In most regions United Russia got less than in previous elections. The worst result was in Komi Republic, where the party received 28.8 percent according to party-list proportional representation, compared with 58 percent in 2015.

 All candidates backed by United Russia won in gubernatorial races in their regions in the first round.

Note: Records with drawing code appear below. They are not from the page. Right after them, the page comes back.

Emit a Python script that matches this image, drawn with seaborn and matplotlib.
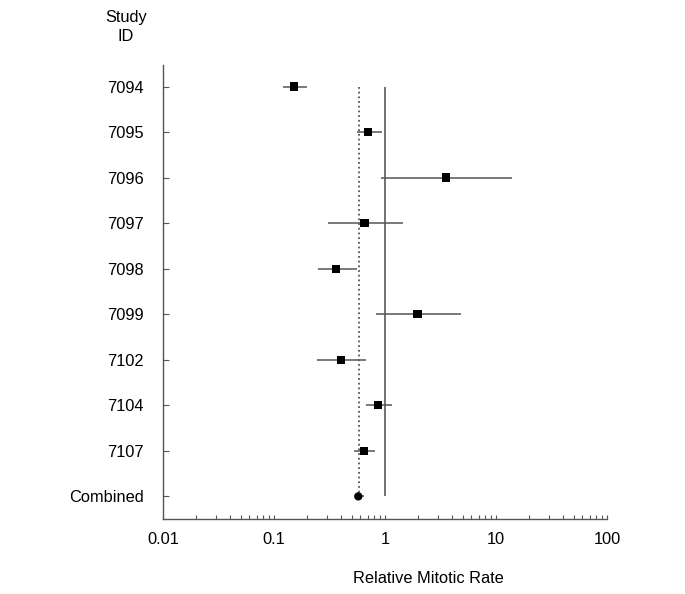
import numpy as np
import pandas as pd
import seaborn as sns
import matplotlib.pyplot as plt
from matplotlib.ticker import LogLocator, NullFormatter, FixedFormatter, FixedLocator

# Study data
studies = ['7094', '7095', '7096', '7097', '7098', '7099', '7102', '7104', '7107', 'Combined']
rate = [0.152, 0.707, 3.55, 0.656, 0.364, 1.96, 0.399, 0.871, 0.647, 0.575]
ci_low = [0.121, 0.556, 0.914, 0.308, 0.247, 0.83, 0.245, 0.674, 0.529, 0.537]
ci_high = [0.197, 0.946, 14.1, 1.45, 0.556, 4.81, 0.674, 1.16, 0.818, 0.647]
kind = ['study'] * 9 + ['combined']
pooled = 0.58
x_ticks = [0.01, 0.1, 1, 10, 100]
x_tick_labels = ['0.01', '0.1', '1', '10', '100']

df = pd.DataFrame({'study': studies, 'rate': rate, 'lo': ci_low, 'hi': ci_high, 'kind': kind})
df['pos'] = np.arange(len(df))

sns.set_style('white')
plt.rcParams['font.family'] = ['Liberation Sans', 'DejaVu Sans']
plt.rcParams['text.color'] = 'black'
plt.rcParams['xtick.color'] = 'black'
plt.rcParams['ytick.color'] = 'black'

fig = plt.figure(figsize=(6.85, 5.94), dpi=100)
ax = fig.add_axes([0.238, 0.126, 0.648, 0.765])

# Confidence intervals
ax.hlines(df['pos'], df['lo'], df['hi'], color='#555555', lw=1.1, zorder=2)

# Reference lines: null effect and pooled estimate
ax.vlines(1, 0, len(df) - 1, color='#666666', lw=1.3, zorder=1)
ax.vlines(pooled, 0, len(df) - 1, color='#555555', lw=1.3, linestyles=(0, (1, 1.6)), zorder=1)

sns.scatterplot(data=df, x='rate', y='pos', style='kind', markers={'study': 's', 'combined': 'o'},
                color='black', s=36, edgecolor='black', linewidth=0, legend=False, ax=ax, zorder=3)

ax.set_xscale('log')
ax.set_xlim(0.01, 100)
ax.set_ylim(len(df) - 0.5, -0.48)
ax.xaxis.set_major_locator(FixedLocator(x_ticks))
ax.xaxis.set_major_formatter(FixedFormatter(x_tick_labels))
ax.xaxis.set_minor_locator(LogLocator(base=10, subs=np.arange(2, 10)))
ax.xaxis.set_minor_formatter(NullFormatter())
ax.set_yticks(df['pos'])
ax.set_yticklabels(df['study'])

ax.tick_params(axis='x', which='both', bottom=True, direction='in', length=3, width=0.8,
               color='#555555', labelcolor='black', labelsize=11.8, pad=9)
ax.tick_params(axis='y', left=True, direction='in', length=4, width=0.8, color='#555555',
               labelcolor='black', labelsize=11.8, pad=14)
for side in ['top', 'right']:
    ax.spines[side].set_visible(False)
for side in ['left', 'bottom']:
    ax.spines[side].set_color('#555555')
    ax.spines[side].set_linewidth(1.0)

ax.set_xlabel('Relative Mitotic Rate', fontsize=11.8, color='black')
ax.set_ylabel('')
ax.xaxis.set_label_coords(0.597, -0.115)
fig.text(126 / 685, 1 - 27 / 594, 'Study\nID', ha='center', va='center', fontsize=11.8, linespacing=1.3)

fig.savefig('out.png', dpi=100)
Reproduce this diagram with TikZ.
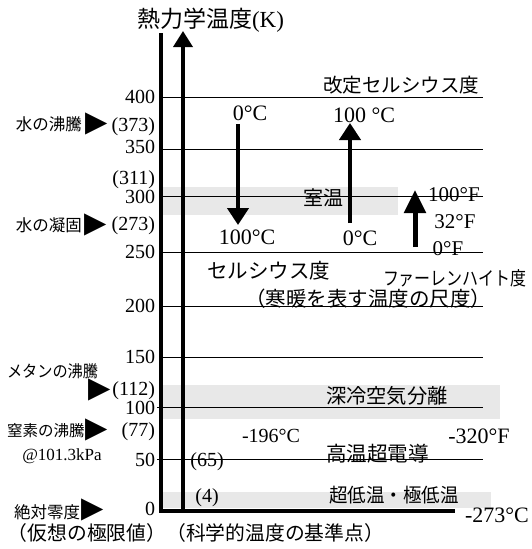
\documentclass[tikz,border=0pt]{standalone}
\usepackage{fontspec}
\usepackage{graphicx}
\setmainfont{Liberation Serif}
\newfontfamily\jp{Noto Sans CJK JP}
\newfontfamily\dv{DejaVu Sans}
\usetikzlibrary{arrows.meta}
\newcommand\fsz[1]{\fontsize{#1}{#1}\selectfont}
\definecolor{band}{RGB}{232,232,232}
\begin{document}
\begin{tikzpicture}[x=1pt,y=-1pt,
  lab/.style={inner sep=0pt, outer sep=0pt},
  tick/.style={lab, anchor=base east, font=\fsz{20}},
  jl/.style={lab, anchor=base west, font=\jp\fsz{16.5}},
  jr/.style={lab, font=\jp\fsz{20}},
  val/.style={lab, anchor=base, font=\fsz{22}},
  tri/.style={lab, font=\dv\fsz{29}},
  grid/.style={line width=1pt},
  axisline/.style={line width=3.5pt, line join=miter},
  bigarrow/.style={line width=4.5pt, -{Triangle[length=17pt,width=21pt]}},
  bandfill/.style={fill=band, draw=none}
]
\useasboundingbox (0,0) rectangle (532,549);

% gray bands
\fill[bandfill] (162,187) rectangle (398,215);
\fill[bandfill] (162,385) rectangle (500,419);
\fill[bandfill] (162,492) rectangle (491,508);

% grid line endpoints
\foreach \n/\y/\x in {g400/97/161, g350/149/161, g300/196/161, g250/252/161, g200/306/161, g150/357/161, g100/407/157, g50/459/157}{
  \coordinate (\n a) at (\x,\y);
  \coordinate (\n b) at (483,\y);
  \draw[grid] (\n a) -- (\n b);
}

% title
\node[lab, anchor=base west, font=\fsz{23}] (title) at (137,27) {{\jp 熱力学温度}(K)};

% tick labels
\node[tick] (t400) at (155,103) {400};
\node[tick] (t373) at (155,131) {(373)};
\node[tick] (t350) at (155,153) {350};
\node[tick] (t311) at (155,184) {(311)};
\node[tick] (t300) at (155,203) {300};
\node[tick] (t273) at (155,230) {(273)};
\node[tick] (t250) at (155,258) {250};
\node[tick] (t200) at (155,312) {200};
\node[tick] (t150) at (155,363) {150};
\node[tick] (t112) at (155,395) {(112)};
\node[tick] (t100) at (155,414.5) {100};
\node[tick] (t77) at (155,436) {(77)};
\node[tick] (t50) at (155,466) {50};
\node[tick] (t0) at (155,515) {0};

% left labels
\node[jl] (boil) at (16,130) {水の沸騰};
\node[jl] (freeze) at (16,231) {水の凝固};
\node[jl] (methane) at (7,377) {\scalebox{0.92}[1]{メタンの沸騰}};
\node[jl, font=\jp\fsz{15.5}] (nitro) at (7,436) {窒素の沸騰};
\node[lab, anchor=base, font=\fsz{17}] (kpa) at (62,460) {@101.3kPa};
\node[jl, font=\jp\fsz{16.5}] (abszero) at (14,518) {絶対零度};
\node[tri] (m1) at (97,124) {▶};
\node[tri] (m2) at (96,225) {▶};
\node[tri] (m3) at (100,390) {▶};
\node[tri] (m4) at (97,430) {▶};
\node[tri] (m5) at (93,510) {▶};
\node[lab, anchor=base west, font=\jp\fsz{19.8}] (bottom) at (8,540) {（仮想の極限値）（科学的温度の基準点）};

% inner small labels
\node[lab, anchor=base, font=\fsz{20}] (p65) at (207,466) {(65)};
\node[lab, anchor=base, font=\fsz{20}] (p4) at (207,502) {(4)};

% right-side japanese
\node[lab, anchor=base west, font=\jp\fsz{19.5}] (kaitei) at (323,92) {改定セルシウス度};
\node[jr, anchor=base west] (shitsuon) at (303,205) {室温};
\node[jr, anchor=base west, font=\jp\fsz{20.5}] (celsius) at (207,278) {セルシウス度};
\node[jr, anchor=base, font=\jp\fsz{20.5}] (kandan) at (368,306) {（寒暖を表す温度の尺度）};
\node[jr, anchor=base west, font=\jp\fsz{19}] (fahr) at (383,285) {\scalebox{0.84}[1]{ファーレンハイト度}};
\node[jr, anchor=base west, font=\jp\fsz{20.3}] (airsep) at (326,403) {深冷空気分離};
\node[jr, anchor=base west, font=\jp\fsz{20.6}] (htsc) at (326,461) {高温超電導};
\node[jr, anchor=base west, font=\jp\fsz{19.5}] (ult) at (329,502) {\scalebox{0.95}[1]{超低温・極低温}};

% values
\node[val] (c0a) at (250,120) {0°C};
\node[val] (c100a) at (247,244) {100°C};
\node[val] (c100b) at (364,122) {100 °C};
\node[val] (c0b) at (360,245) {0°C};
\node[val, font=\fsz{21}] (f100) at (454,201) {100°F};
\node[val, font=\fsz{21}] (f32) at (455,228) {32°F};
\node[val, font=\fsz{21}] (f0) at (448,255) {0°F};
\node[val, font=\fsz{20}] (c196) at (271,442) {-196°C};
\node[val] (f320) at (479,443) {-320°F};
\node[val] (c273) at (497,522) {-273°C};

% axes
\coordinate (axtop) at (161,33);
\coordinate (axcorner) at (161,511);
\coordinate (axend) at (455,511);
\draw[axisline] (axtop) -- (axcorner) -- (axend);

\coordinate (kbase) at (183,511);
\coordinate (ktip) at (183,31);
\draw[line width=3.5pt, -{Triangle[length=16pt,width=19pt]}] (kbase) -- (ktip);

% arrows
\coordinate (ca1) at (238,124);
\coordinate (ca2) at (238,225);
\draw[bigarrow] (ca1) -- (ca2);
\coordinate (cb1) at (350,223);
\coordinate (cb2) at (350,123);
\draw[bigarrow] (cb1) -- (cb2);
\coordinate (fa1) at (415,247);
\coordinate (fa2) at (415,190);
\draw[line width=5pt, -{Triangle[length=23pt,width=21pt]}] (fa1) -- (fa2);
\end{tikzpicture}
\end{document}
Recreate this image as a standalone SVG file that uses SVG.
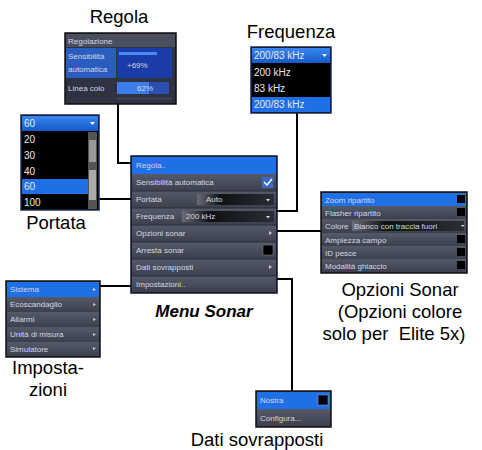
<svg xmlns="http://www.w3.org/2000/svg" width="482" height="450" viewBox="0 0 482 450">
<defs>
<style>
.lbl{font-family:"Liberation Sans",Arial,sans-serif;font-size:18.5px;fill:#000}
.t{font-family:"Liberation Sans",Arial,sans-serif;font-size:8px;fill:#d4d8e2}
.tb{font-family:"Liberation Sans",Arial,sans-serif;font-size:10px;fill:#e8e8e8}
.conn{fill:none;stroke:#000;stroke-width:2}
.sep{stroke:#2a2e3a;stroke-width:1}
</style>
<linearGradient id="gBlue" x1="0" y1="0" x2="0" y2="1">
<stop offset="0" stop-color="#3a86f0"/><stop offset="1" stop-color="#1559c8"/>
</linearGradient>
<linearGradient id="gRow" x1="0" y1="0" x2="0" y2="1">
<stop offset="0" stop-color="#555a69"/><stop offset="1" stop-color="#3c404d"/>
</linearGradient>
<linearGradient id="gDrop" x1="0" y1="0" x2="1" y2="0">
<stop offset="0" stop-color="#6a6e78"/><stop offset="0.3" stop-color="#111"/><stop offset="1" stop-color="#2a2d35"/>
</linearGradient>
</defs>
<rect width="482" height="450" fill="#fff"/>

<g id="connectors">
<polyline class="conn" points="118,104 118,163 131,163"/>
<line class="conn" x1="99" y1="199" x2="131" y2="199"/>
<polyline class="conn" points="297,113 297,211 277,211"/>
<line class="conn" x1="277" y1="231" x2="321" y2="231"/>
<polyline class="conn" points="277,279 292,279 292,391"/>
<line class="conn" x1="100" y1="286" x2="131" y2="286"/>
</g>

<g id="regola">
<text class="lbl" x="119" y="23" text-anchor="middle">Regola</text>
<rect x="65" y="33" width="111" height="71" fill="#2e3242" stroke="#111" stroke-width="1.5"/>
<rect x="66" y="34" width="109" height="13" fill="#4a4f60"/>
<text class="t" x="68" y="44" font-size="7">Regolazione</text>
<rect x="66" y="48" width="50" height="30" fill="#2a5dc0"/>
<text class="t" x="68" y="59">Sensibilità</text>
<text class="t" x="68" y="72">automatica</text>
<rect x="117" y="48" width="55" height="30" fill="#1a3ca8"/>
<rect x="119" y="52" width="38" height="3" fill="#4a8af0"/>
<text class="t" x="127" y="68" fill="#fff">+69%</text>
<text class="t" x="68" y="91">Linea colo</text>
<rect x="117" y="82" width="52" height="12" fill="#2a4fb0"/>
<rect x="117" y="82" width="32" height="12" fill="#3d7de8"/>
<text class="t" x="137" y="91" fill="#fff">62%</text>
<rect x="117" y="97" width="55" height="3" fill="#3a3f4e"/>
</g>

<g id="frequenza">
<text class="lbl" x="291" y="38" text-anchor="middle">Frequenza</text>
<rect x="251" y="47" width="80" height="66" fill="#000" stroke="#1a2a50" stroke-width="1.5"/>
<rect x="252" y="48" width="78" height="15" fill="url(#gBlue)"/>
<text class="tb" x="254" y="59">200/83 kHz</text>
<path d="M322,54 l5,0 l-2.5,3 z" fill="#fff"/>
<text class="tb" x="254" y="76">200 kHz</text>
<text class="tb" x="254" y="92">83 kHz</text>
<rect x="252" y="97" width="78" height="15" fill="#1f6fe6"/>
<text class="tb" x="254" y="108">200/83 kHz</text>
</g>

<g id="portata">
<rect x="21" y="115" width="78" height="95" fill="#000" stroke="#1a2a50" stroke-width="1.5"/>
<rect x="22" y="116" width="76" height="15" fill="url(#gBlue)"/>
<text class="tb" x="24" y="127">60</text>
<path d="M90,122 l5,0 l-2.5,3 z" fill="#fff"/>
<rect x="88" y="132" width="9" height="77" fill="#555"/>
<rect x="89" y="140" width="7" height="22" fill="#999"/>
<rect x="89" y="170" width="7" height="30" fill="#aaa"/>
<text class="tb" x="24" y="143">20</text>
<text class="tb" x="24" y="159">30</text>
<text class="tb" x="24" y="175">40</text>
<rect x="22" y="179" width="66" height="15" fill="#1f6fe6"/>
<text class="tb" x="24" y="190">60</text>
<text class="tb" x="24" y="206">100</text>
<text class="lbl" x="56" y="229" text-anchor="middle">Portata</text>
</g>

<g id="menu-sonar">
<rect x="131" y="156" width="146" height="137" fill="#3d4252" stroke="#0b1430" stroke-width="1.5"/>
<rect x="132" y="157" width="144" height="17" fill="#1f6fe6"/>
<text class="t" x="136" y="168">Regola..</text>
<rect x="132" y="174" width="144" height="17" fill="url(#gRow)"/>
<text class="t" x="136" y="185">Sensibilità automatica</text>
<rect x="262" y="177" width="11" height="11" fill="#3a6ac8"/>
<path d="M264,182 l3,3 l5,-6" stroke="#fff" stroke-width="1.4" fill="none"/>
<rect x="132" y="191" width="144" height="17" fill="url(#gRow)"/>
<text class="t" x="136" y="202">Portata</text>
<rect x="197" y="194" width="77" height="11" fill="url(#gDrop)"/>
<text class="t" x="206" y="202">Auto</text>
<path d="M266,199 l4,0 l-2,2.5 z" fill="#ddd"/>
<rect x="132" y="208" width="144" height="17" fill="url(#gRow)"/>
<text class="t" x="136" y="219">Frequenza</text>
<rect x="182" y="211" width="92" height="11" fill="url(#gDrop)"/>
<text class="t" x="186" y="219">200 kHz</text>
<path d="M266,216 l4,0 l-2,2.5 z" fill="#ddd"/>
<rect x="132" y="225" width="144" height="17" fill="url(#gRow)"/>
<text class="t" x="136" y="236">Opzioni sonar</text>
<path d="M269,231 l3,2 l-3,2 z" fill="#ccc"/>
<rect x="132" y="242" width="144" height="17" fill="url(#gRow)"/>
<text class="t" x="136" y="253">Arresta sonar</text>
<rect x="263" y="245" width="10" height="10" fill="#000" stroke="#888" stroke-width="0.5"/>
<rect x="132" y="259" width="144" height="17" fill="url(#gRow)"/>
<text class="t" x="136" y="270">Dati sovrapposti</text>
<path d="M269,265 l3,2 l-3,2 z" fill="#ccc"/>
<rect x="132" y="276" width="144" height="16" fill="url(#gRow)"/>
<text class="t" x="136" y="287">Impostazioni..</text>
<path class="sep" d="M132,191H276M132,208H276M132,225H276M132,242H276M132,259H276M132,276H276"/>
<text x="204" y="317" text-anchor="middle" style="font-family:'Liberation Sans',Arial,sans-serif;font-size:17px;font-weight:bold;font-style:italic">Menu Sonar</text>
</g>

<g id="opzioni-sonar">
<rect x="321" y="192" width="146" height="81" fill="#3d4252" stroke="#111" stroke-width="1.5"/>
<rect x="322" y="193" width="144" height="13" fill="#1f6fe6"/>
<text class="t" x="325" y="203" font-size="7">Zoom ripartito</text>
<rect x="457" y="195" width="8" height="8" fill="#000"/>
<rect x="322" y="206" width="144" height="13" fill="url(#gRow)"/>
<text class="t" x="325" y="216" font-size="7">Flasher ripartito</text>
<rect x="457" y="208" width="8" height="8" fill="#000"/>
<rect x="322" y="219" width="144" height="14" fill="url(#gRow)"/>
<text class="t" x="325" y="229" font-size="7">Colore</text>
<rect x="352" y="221" width="112" height="10" fill="url(#gDrop)"/>
<text class="t" x="354" y="229" font-size="7">Bianco con traccia fuori</text>
<path d="M461,225 l3.5,0 l-1.75,2 z" fill="#ddd"/>
<rect x="322" y="233" width="144" height="13" fill="url(#gRow)"/>
<text class="t" x="325" y="243" font-size="7">Ampiezza campo</text>
<rect x="457" y="235" width="8" height="8" fill="#000"/>
<rect x="322" y="246" width="144" height="13" fill="url(#gRow)"/>
<text class="t" x="325" y="256" font-size="7">ID pesce</text>
<rect x="457" y="248" width="8" height="8" fill="#000"/>
<rect x="322" y="259" width="144" height="13" fill="url(#gRow)"/>
<text class="t" x="325" y="269" font-size="7">Modalità ghiaccio</text>
<rect x="457" y="261" width="8" height="8" fill="#000"/>
<text class="lbl" x="400" y="296" text-anchor="middle">Opzioni Sonar</text>
<text class="lbl" x="400" y="318" text-anchor="middle">(Opzioni colore</text>
<text class="lbl" x="394" y="340" text-anchor="middle">solo per&#160; Elite 5x)</text>
</g>

<g id="impostazioni">
<rect x="6" y="281" width="94" height="76" fill="#3d4252" stroke="#111" stroke-width="1.5"/>
<rect x="7" y="282" width="92" height="15" fill="#1f6fe6"/>
<text class="t" x="10" y="292" font-size="7">Sistema</text>
<path d="M93,288 l3,1.5 l-3,1.5 z" fill="#ddd"/>
<rect x="7" y="297" width="92" height="15" fill="url(#gRow)"/>
<text class="t" x="10" y="307" font-size="7">Ecoscandaglio</text>
<path d="M93,303 l3,1.5 l-3,1.5 z" fill="#ccc"/>
<rect x="7" y="312" width="92" height="15" fill="url(#gRow)"/>
<text class="t" x="10" y="322" font-size="7">Allarmi</text>
<path d="M93,318 l3,1.5 l-3,1.5 z" fill="#ccc"/>
<rect x="7" y="327" width="92" height="15" fill="url(#gRow)"/>
<text class="t" x="10" y="337" font-size="7">Unità di misura</text>
<path d="M93,333 l3,1.5 l-3,1.5 z" fill="#ccc"/>
<rect x="7" y="342" width="92" height="14" fill="url(#gRow)"/>
<text class="t" x="10" y="352" font-size="7">Simulatore</text>
<path d="M93,347 l3,1.5 l-3,1.5 z" fill="#ccc"/>
<text class="lbl" x="48" y="374" text-anchor="middle">Imposta-</text>
<text class="lbl" x="48" y="396" text-anchor="middle">zioni</text>
</g>

<g id="dati-sovrapposti">
<rect x="256" y="391" width="75" height="36" fill="#3d4252" stroke="#111" stroke-width="1.5"/>
<rect x="257" y="392" width="73" height="17" fill="#1f6fe6"/>
<text class="t" x="260" y="403">Nostra</text>
<rect x="318" y="395" width="10" height="10" fill="#000" stroke="#aaa" stroke-width="0.5"/>
<rect x="257" y="409" width="73" height="17" fill="url(#gRow)"/>
<text class="t" x="260" y="421">Configura...</text>
<text class="lbl" x="257" y="446" text-anchor="middle">Dati sovrapposti</text>
</g>
</svg>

These include Irkutsk, Kaluga, Arkhangelsk, Bryansk, Leningrad, Kostroma, Smolensk, Penza, Tambov and Rostov oblasts, as well as Perm, Kamchatka and Krasnodar krais, Tatarstan, Chuvash and Komi republics, Jewish Autonomous Oblast and Russian-occupied Sevastopol in Ukraine’s Crimea peninsula.

The international community and Ukraine did not recognize the Sevastopol election in Russian-annexed Crimea. 

The Kremlin’s victories in those regions were made possible largely due to large-scale vote rigging, according to independent election watchdogs such as Golos.

For the first time in Russia’s history, the election was held effectively for three days, not on one day – on Sept. 11-13. During the first two days, election monitoring was made difficult or impossible, enabling large-scale voting fraud, according to election watchdogs and voting monitors.

In many races, especially gubernatorial ones, the authorities also made it easier for United Russia to win by refusing to register most opposition candidates.